A close aide to Afghan President Ashraf Ghani sparked a diplomatic spat with the US by offering tough criticism of Washington's talks.
Washington: A close aide to Afghan President Ashraf Ghani sparked a diplomatic spat with the United States by offering tough criticism of Washington's talks with the Taliban.
The advisor, Hamdullah Mohib, on Thursday took particular aim at US envoy Zalmay Khalilzad and his personal "ambitions" in Afghanistan. "We don't know what's going on. We don't have the kind of transparency that we should have," Mohib, Afghanistan's national security advisor, told some media during a visit to Washington.
"The last people to find out are us." Mohib was "summoned" by the US undersecretary for political affairs, David Hale, who rejected the comments made by the Afghan official "criticizing the US approach to reconciliation," State Department spokesman Robert Palladino said.
At issue are the direct talks between the US government and Taliban negotiators that began last summer in Doha. The latest round wrapped up Tuesday.
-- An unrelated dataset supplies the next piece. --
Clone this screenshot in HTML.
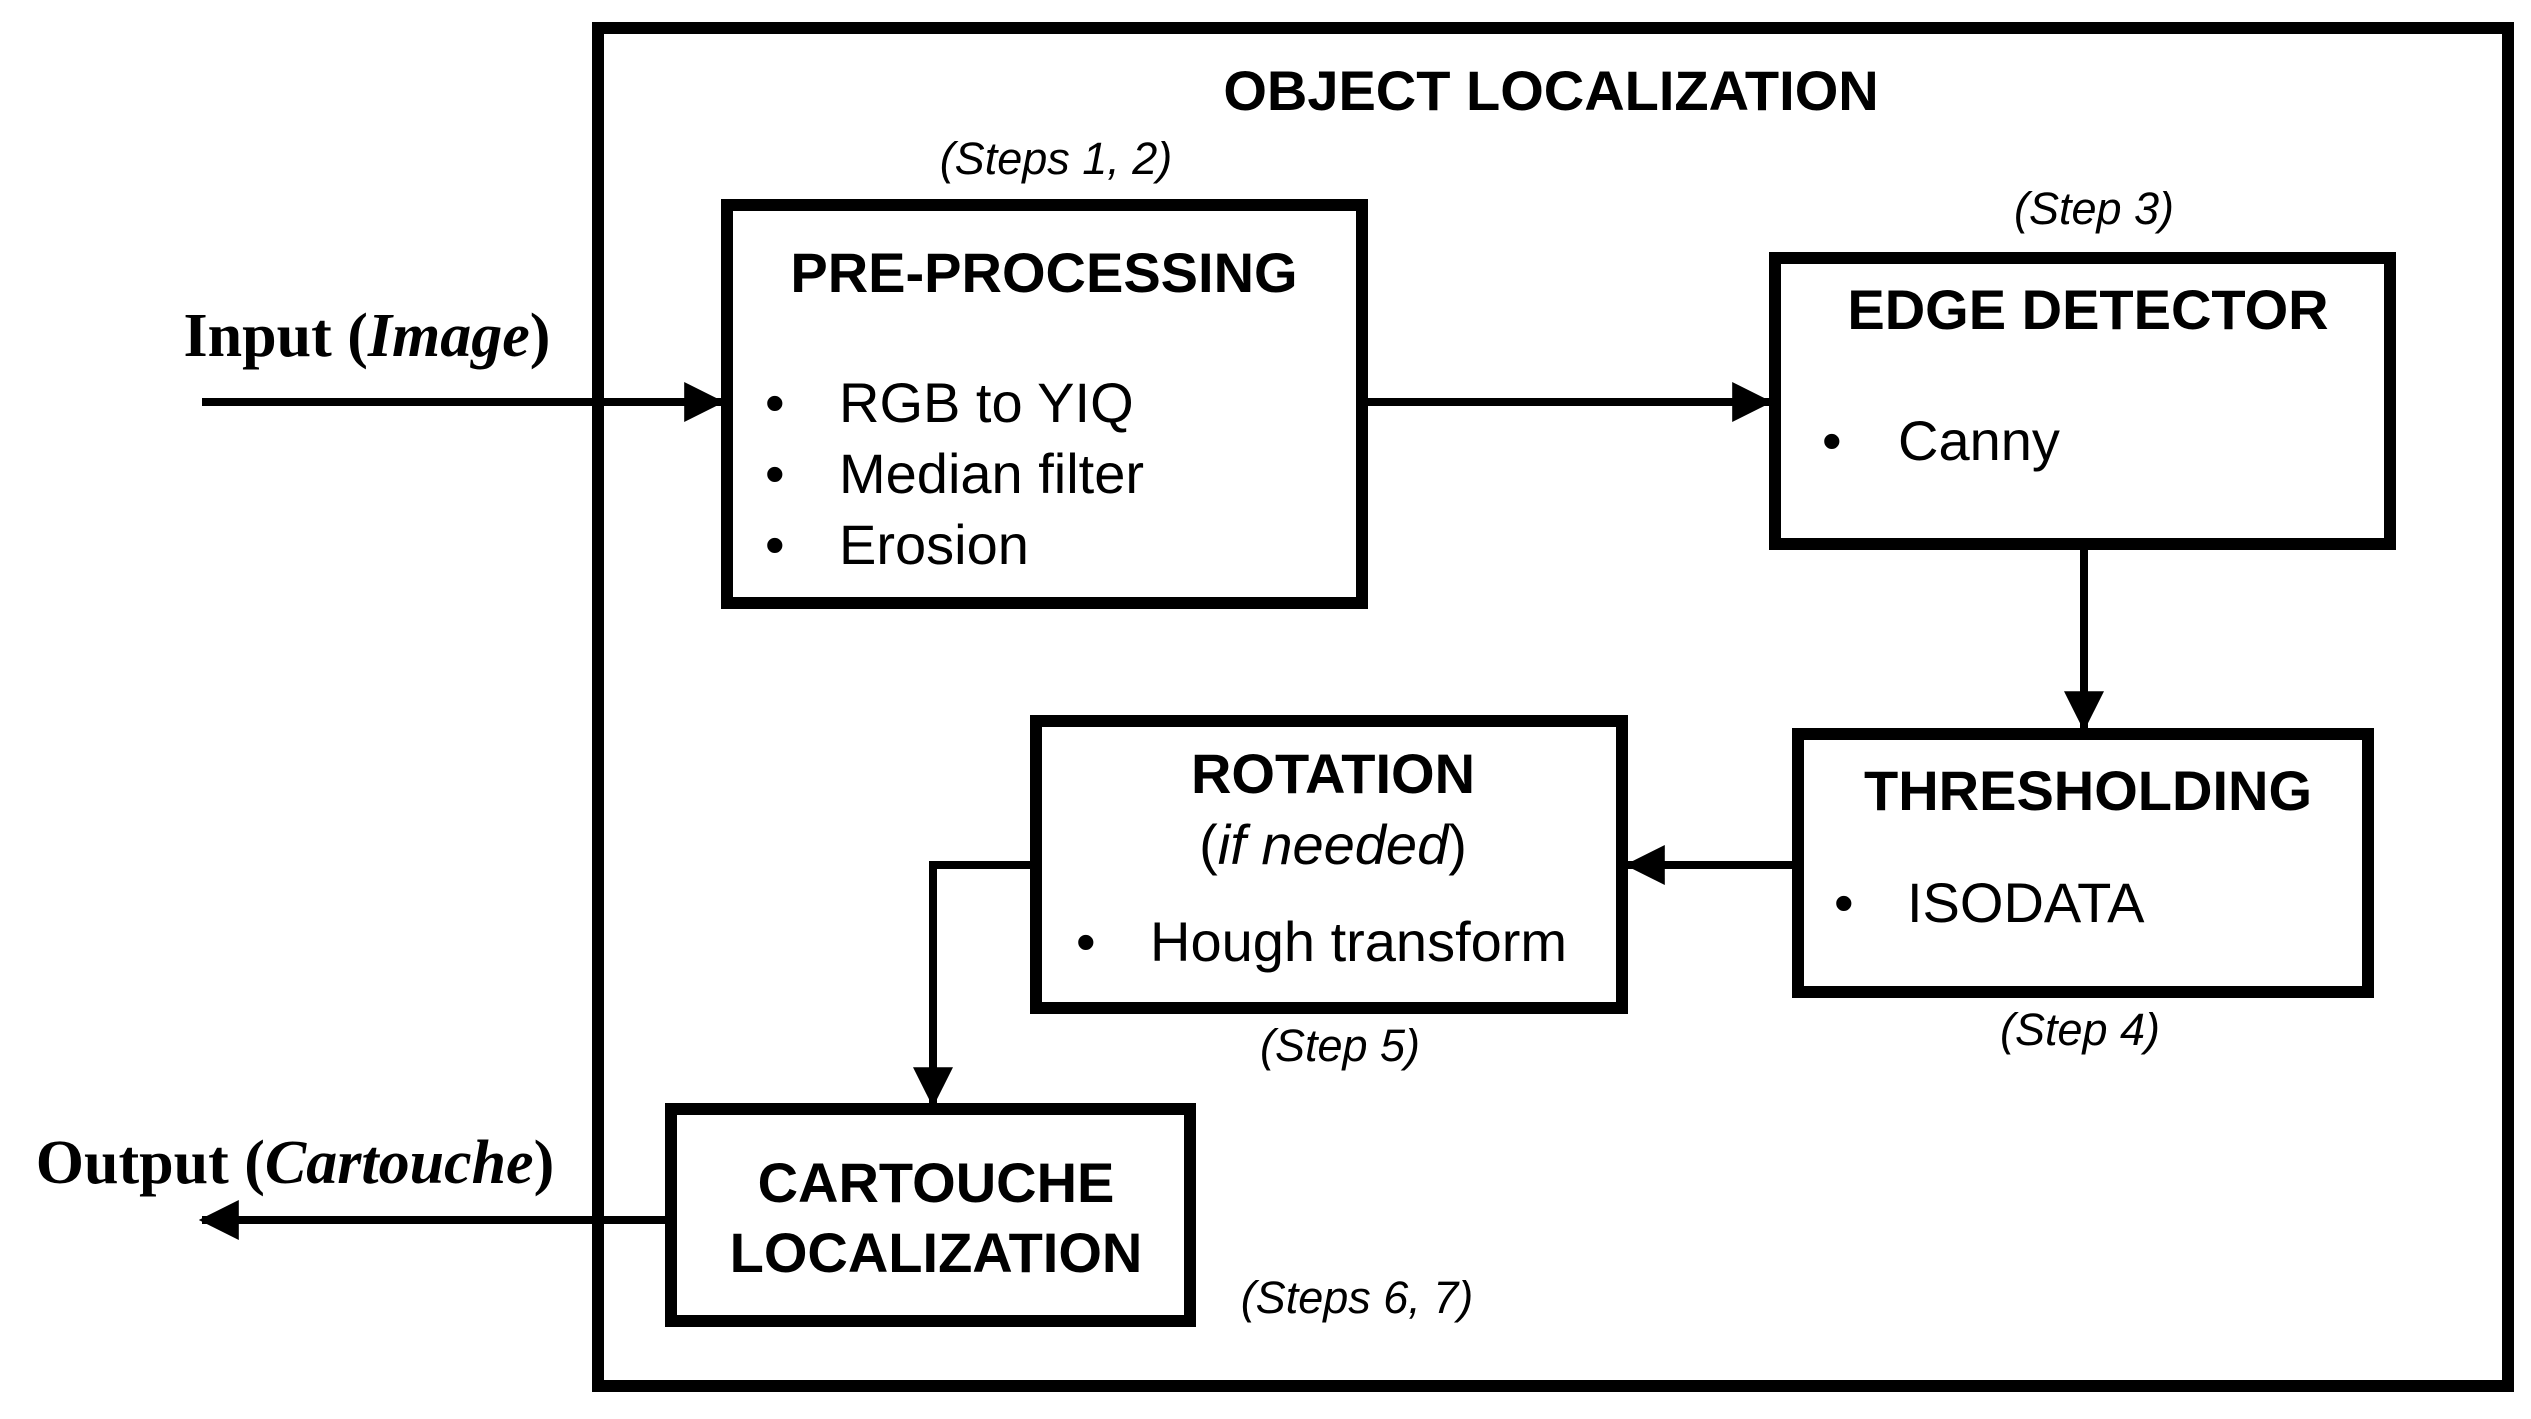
<!DOCTYPE html>
<html><head><meta charset="utf-8"><style>
html,body{margin:0;padding:0;background:#fff;}
svg{display:block;}
.h{font-family:"Liberation Sans",Arial,sans-serif;font-weight:bold;font-size:56px;text-anchor:middle;}
.t{font-family:"Liberation Sans",Arial,sans-serif;font-size:56px;}
.s{font-family:"Liberation Sans",Arial,sans-serif;font-style:italic;font-size:45px;text-anchor:middle;}
.io{font-family:"Liberation Serif","Times New Roman",serif;font-weight:bold;font-size:62px;text-anchor:middle;}
</style></head><body>
<svg width="2531" height="1419" viewBox="0 0 2531 1419" xmlns="http://www.w3.org/2000/svg">
<defs>
<marker id="a" markerWidth="5" markerHeight="5" refX="4.6" refY="2.5" orient="auto" markerUnits="strokeWidth">
<path d="M0,0 L5,2.5 L0,5 z" fill="#000"/></marker>
</defs>
<g fill="none" stroke="#000">
<rect x="598" y="28" width="1910" height="1358" stroke-width="12"/>
<rect x="727" y="205" width="635" height="398" stroke-width="12"/>
<rect x="1775" y="258" width="615" height="286" stroke-width="12"/>
<rect x="1798" y="734" width="570" height="258" stroke-width="12"/>
<rect x="1036" y="721" width="586" height="287" stroke-width="12"/>
<rect x="671" y="1109" width="519" height="212" stroke-width="12"/>
<g stroke-width="8">
<line x1="202" y1="402" x2="721" y2="402" marker-end="url(#a)"/>
<line x1="1368" y1="402" x2="1769" y2="402" marker-end="url(#a)"/>
<line x1="2084" y1="550" x2="2084" y2="728" marker-end="url(#a)"/>
<line x1="1792" y1="865" x2="1628" y2="865" marker-end="url(#a)"/>
<polyline points="1030,865 933,865 933,1104" marker-end="url(#a)"/>
<line x1="665" y1="1220" x2="202" y2="1220" marker-end="url(#a)"/>
</g>
</g>
<text class="h" x="1551" y="110">OBJECT LOCALIZATION</text>
<text class="s" x="1056" y="174">(Steps 1, 2)</text>
<text class="h" x="1044" y="292">PRE-PROCESSING</text>
<text class="t" x="765" y="422">•</text><text class="t" x="839" y="422">RGB to YIQ</text>
<text class="t" x="765" y="493">•</text><text class="t" x="839" y="493">Median filter</text>
<text class="t" x="765" y="564">•</text><text class="t" x="839" y="564">Erosion</text>
<text class="s" x="2094" y="224">(Step 3)</text>
<text class="h" x="2088" y="329">EDGE DETECTOR</text>
<text class="t" x="1822" y="460">•</text><text class="t" x="1898" y="460">Canny</text>
<text class="h" x="2088" y="810">THRESHOLDING</text>
<text class="t" x="1834" y="922">•</text><text class="t" x="1907" y="922">ISODATA</text>
<text class="s" x="2080" y="1045">(Step 4)</text>
<text class="h" x="1333" y="793">ROTATION</text>
<text class="t" x="1333" y="864" text-anchor="middle">(<tspan font-style="italic">if needed</tspan>)</text>
<text class="t" x="1076" y="961">•</text><text class="t" x="1150" y="961">Hough transform</text>
<text class="s" x="1340" y="1061">(Step 5)</text>
<text class="h" x="936" y="1202">CARTOUCHE</text>
<text class="h" x="936" y="1272">LOCALIZATION</text>
<text class="s" x="1357" y="1313">(Steps 6, 7)</text>
<text class="io" x="367" y="356">Input (<tspan font-style="italic">Image</tspan>)</text>
<text class="io" x="295" y="1183">Output (<tspan font-style="italic">Cartouche</tspan>)</text>
</svg>
</body></html>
After previous rounds of talks, Khalilzad typically travelled to Kabul to brief Afghan officials -- but not this time.
On Tuesday, he came straight back to Washington. That raised hackles in the Afghan capital. Afghan officials are not taking part in the talks, as the Taliban insurgents have consistently refused to sit across the table from members of a government they consider to be a US puppet regime.
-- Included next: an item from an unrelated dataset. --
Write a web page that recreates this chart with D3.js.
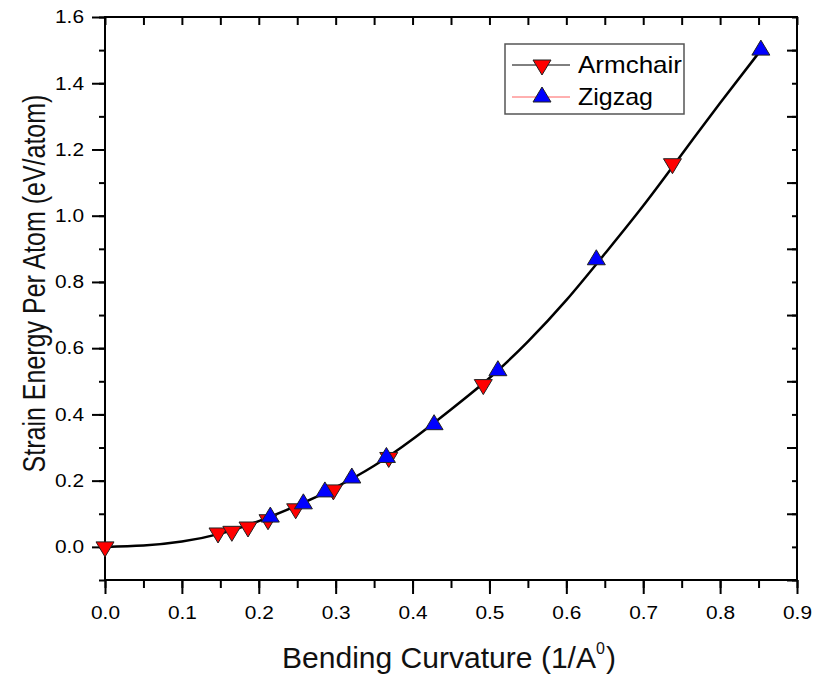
<!DOCTYPE html>
<html>
<head>
<meta charset="utf-8">
<script src="https://cdn.jsdelivr.net/npm/d3@7"></script>
<style>
  body { margin: 0; background: #fff; }
  text { font-family: "Liberation Sans", Arial, sans-serif; }
</style>
</head>
<body>
<div id="vis"></div>
<script>
// data
var armchairX = [0, 0.147, 0.165, 0.186, 0.212, 0.248, 0.297, 0.369, 0.492, 0.738];
var armchairY = [0, 0.042, 0.047, 0.06, 0.082, 0.115, 0.172, 0.27, 0.49, 1.157];
var zigzagX = [0.215, 0.258, 0.286, 0.321, 0.366, 0.428, 0.511, 0.639, 0.853];
var zigzagY = [0.09, 0.13, 0.166, 0.208, 0.27, 0.369, 0.532, 0.867, 1.50];
// fitted curve
var fitX = [0, 0.05, 0.1, 0.15, 0.2, 0.25, 0.3, 0.35, 0.4, 0.45, 0.5, 0.55, 0.6, 0.65, 0.7, 0.75, 0.8, 0.853];
var fitY = [0, 0.004, 0.016, 0.04, 0.078, 0.125, 0.18, 0.245, 0.325, 0.415, 0.51, 0.62, 0.745, 0.885, 1.03, 1.185, 1.34, 1.50];
var xTicks = [0, 0.1, 0.2, 0.3, 0.4, 0.5, 0.6, 0.7, 0.8, 0.9];
var yTicks = [0, 0.2, 0.4, 0.6, 0.8, 1.0, 1.2, 1.4, 1.6];
var legendNames = ['Armchair', 'Zigzag'];

var width = 814, height = 681;
var margin = { top: 17, right: 17, bottom: 101, left: 105 };
var w = width - margin.left - margin.right;
var h = height - margin.top - margin.bottom;

var svg = d3.select('#vis').append('svg')
    .attr('width', width)
    .attr('height', height);

var g = svg.append('g')
    .attr('transform', 'translate(' + margin.left + ',' + margin.top + ')');

var x = d3.scaleLinear().domain([0, 0.9]).range([0, w]);
var y = d3.scaleLinear().domain([-0.1, 1.6]).range([h, 0]);

var minorX = d3.range(0, 0.9001, 0.05);
var minorY = d3.range(-0.1, 1.6001, 0.1);

function styleAxis(sel) {
    sel.select('.domain').remove();
    sel.selectAll('line').attr('stroke', '#000').attr('stroke-width', 2);
    sel.selectAll('text')
        .attr('font-size', 18)
        .attr('fill', '#000')
        .attr('textLength', 29)
        .attr('lengthAdjust', 'spacingAndGlyphs');
}

// bottom, outward
g.append('g').attr('transform', 'translate(0,' + h + ')')
    .call(d3.axisBottom(x).tickValues(minorX).tickSize(8).tickFormat(''))
    .call(styleAxis);
g.append('g').attr('transform', 'translate(0,' + h + ')')
    .call(d3.axisBottom(x).tickValues(xTicks).tickSize(14).tickPadding(12).tickFormat(d3.format('.1f')))
    .call(styleAxis);

// left, outward
g.append('g')
    .call(d3.axisLeft(y).tickValues(minorY).tickSize(6).tickFormat(''))
    .call(styleAxis);
g.append('g')
    .call(d3.axisLeft(y).tickValues(yTicks).tickSize(13).tickPadding(8).tickFormat(d3.format('.1f')))
    .call(styleAxis);

// top, inward
g.append('g')
    .call(d3.axisTop(x).tickValues(minorX).tickSize(-8).tickFormat(''))
    .call(styleAxis);

// right, inward
g.append('g').attr('transform', 'translate(' + w + ',0)')
    .call(d3.axisRight(y).tickValues(minorY).tickSize(-5).tickFormat(''))
    .call(styleAxis);
g.append('g').attr('transform', 'translate(' + w + ',0)')
    .call(d3.axisRight(y).tickValues(d3.range(-0.1, 1.6001, 0.2)).tickSize(-10).tickFormat(''))
    .call(styleAxis);

// frame
g.append('rect')
    .attr('width', w).attr('height', h)
    .attr('fill', 'none').attr('stroke', '#000').attr('stroke-width', 2);

// fitted line
var fit = fitX.map(function (d, i) { return [d, fitY[i]]; });
var line = d3.line()
    .x(function (d) { return x(d[0]); })
    .y(function (d) { return y(d[1]); })
    .curve(d3.curveNatural);

g.append('path')
    .datum(fit)
    .attr('d', line)
    .attr('fill', 'none')
    .attr('stroke', '#000')
    .attr('stroke-width', 2.5);

// triangle centred on its centroid, 18 wide, 15 tall
var tri = 'M-9,5L9,5L0,-10Z';

function markers(xs, ys, fill, rot) {
    g.append('g').selectAll('path')
        .data(xs.map(function (d, i) { return [d, ys[i]]; }))
        .enter()
        .append('path')
        .attr('d', tri)
        .attr('transform', function (d) {
            return 'translate(' + x(d[0]) + ',' + y(d[1]) + ') rotate(' + rot + ')';
        })
        .attr('fill', fill)
        .attr('stroke', '#222')
        .attr('stroke-width', 1);
}
markers(armchairX, armchairY, '#ff0000', 180);
markers(zigzagX, zigzagY, '#0000ff', 0);

// legend
var lg = svg.append('g').attr('transform', 'translate(505,44)');
lg.append('rect')
    .attr('width', 179).attr('height', 70)
    .attr('fill', '#fff').attr('stroke', '#555').attr('stroke-width', 1.5);
var legendFill = ['#ff0000', '#0000ff'];
var legendLine = ['#000', '#ff6060'];
var legendWidth = [104, 75];
legendNames.forEach(function (name, i) {
    var yy = 21 + i * 32;
    lg.append('line')
        .attr('x1', 7).attr('x2', 65).attr('y1', yy).attr('y2', yy)
        .attr('stroke', legendLine[i]).attr('stroke-width', 1);
    lg.append('path')
        .attr('d', tri)
        .attr('transform', 'translate(37,' + yy + ') rotate(' + (i === 0 ? 180 : 0) + ')')
        .attr('fill', legendFill[i]).attr('stroke', '#222').attr('stroke-width', 1);
    lg.append('text')
        .attr('x', 73).attr('y', yy + 8)
        .attr('font-size', 24)
        .attr('textLength', legendWidth[i])
        .attr('lengthAdjust', 'spacingAndGlyphs')
        .text(name);
});

// axis titles
var xt = svg.append('text')
    .attr('x', 282).attr('y', 668)
    .attr('font-size', 30)
    .attr('fill', '#111');
xt.append('tspan').text('Bending Curvature (1/A').attr('textLength', 314).attr('lengthAdjust', 'spacingAndGlyphs');
xt.append('tspan').attr('font-size', 16).attr('dy', -14).text('0');
xt.append('tspan').attr('dy', 14).attr('dx', 1).text(')');

// y title: narrow glyphs, stretched across
svg.append('text')
    .attr('transform', 'translate(45,' + (margin.top + h / 2 - 15) + ') rotate(-90) scale(1,1.28)')
    .attr('text-anchor', 'middle')
    .attr('font-size', 25)
    .attr('fill', '#111')
    .text('Strain Energy Per Atom (eV/atom)');
</script>
</body>
</html>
Beyond Khalilzad's possible lapse in diplomatic decorum by not briefing Kabul, Mohib lambasted US intentions, in a rare outburst. "We like to hear that progress is made. But what is it?" Mohib said.
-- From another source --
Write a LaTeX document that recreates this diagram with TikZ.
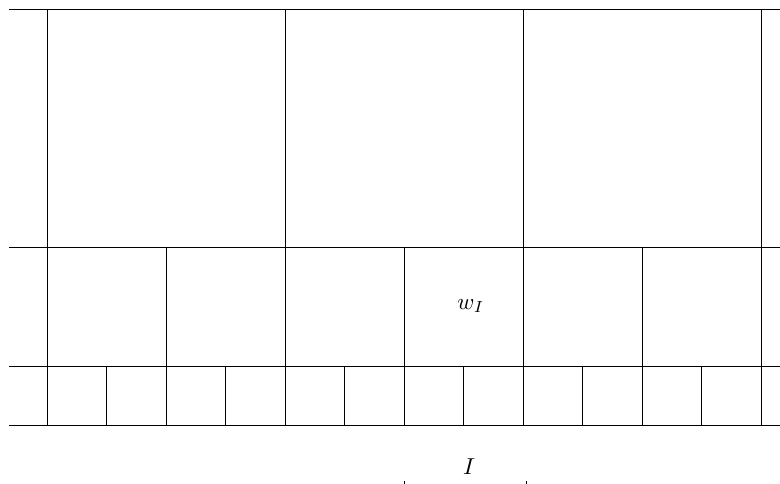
\documentclass[tikz,border=0pt]{standalone}
\begin{document}
\begin{tikzpicture}[x=1pt,y=-1pt,
  gridline/.style={line width=0.9pt, black},
  lbl/.style={inner sep=0pt, scale=2.3}]
\useasboundingbox (0,0) rectangle (780,483);
% horizontal lines
\coordinate (h1l) at (9,9);   \coordinate (h1r) at (780,9);
\coordinate (h2l) at (9,247); \coordinate (h2r) at (780,247);
\coordinate (h3l) at (9,366); \coordinate (h3r) at (780,366);
\coordinate (h4l) at (9,425); \coordinate (h4r) at (780,425);
\draw[gridline] (h1l) -- (h1r);
\draw[gridline] (h2l) -- (h2r);
\draw[gridline] (h3l) -- (h3r);
\draw[gridline] (h4l) -- (h4r);
% top-level verticals
\foreach \x in {47,285,523,761} {\draw[gridline] (\x,9) -- (\x,425);}
% middle-level verticals
\foreach \x in {166,404,642} {\draw[gridline] (\x,247) -- (\x,425);}
% bottom-level verticals
\foreach \x in {106.5,225.5,344.5,463.5,582.5,701.5} {\draw[gridline] (\x,366) -- (\x,425);}
% labels
\node[lbl] (w) at (471,306) {$w_I$};
\node[lbl] (I) at (469,467) {$I$};
% ticks
\coordinate (t1a) at (404,481); \coordinate (t1b) at (404,484);
\coordinate (t2a) at (526.5,481); \coordinate (t2b) at (526.5,484);
\draw[line width=0.9pt] (t1a) -- (t1b);
\draw[line width=0.9pt] (t2a) -- (t2b);
\end{tikzpicture}
\end{document}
"Our understanding is if there is a deal, it's a bad deal." On Tuesday, Khalilzad said "real strides" had been made but no agreement was reached on a timetable for a troop withdrawal.
He spoke of an agreement "in draft" on the issues of counter-terrorism assurances from the Taliban and troop withdrawal, but stressed that nothing was finalized. For his part, Mohib said it was possible that the Taliban were simply trying to gain legitimacy in the eyes of the Americans after more than 17 years of war.
As for Khalilzad, who was born in Afghanistan, Mohib recalled that the US envoy "wanted to run for president twice, in 2009 and 2014."
"Knowing Ambassador Khalilzad's own history, personal history, he has ambitions in Afghanistan," he said.
"The perception in Afghanistan, people in the government think that perhaps, perhaps all this talk is to create a caretaker government of which he will then become the viceroy," Mohib charged.
"He is ostracizing, alienating a very trusted ally and partner."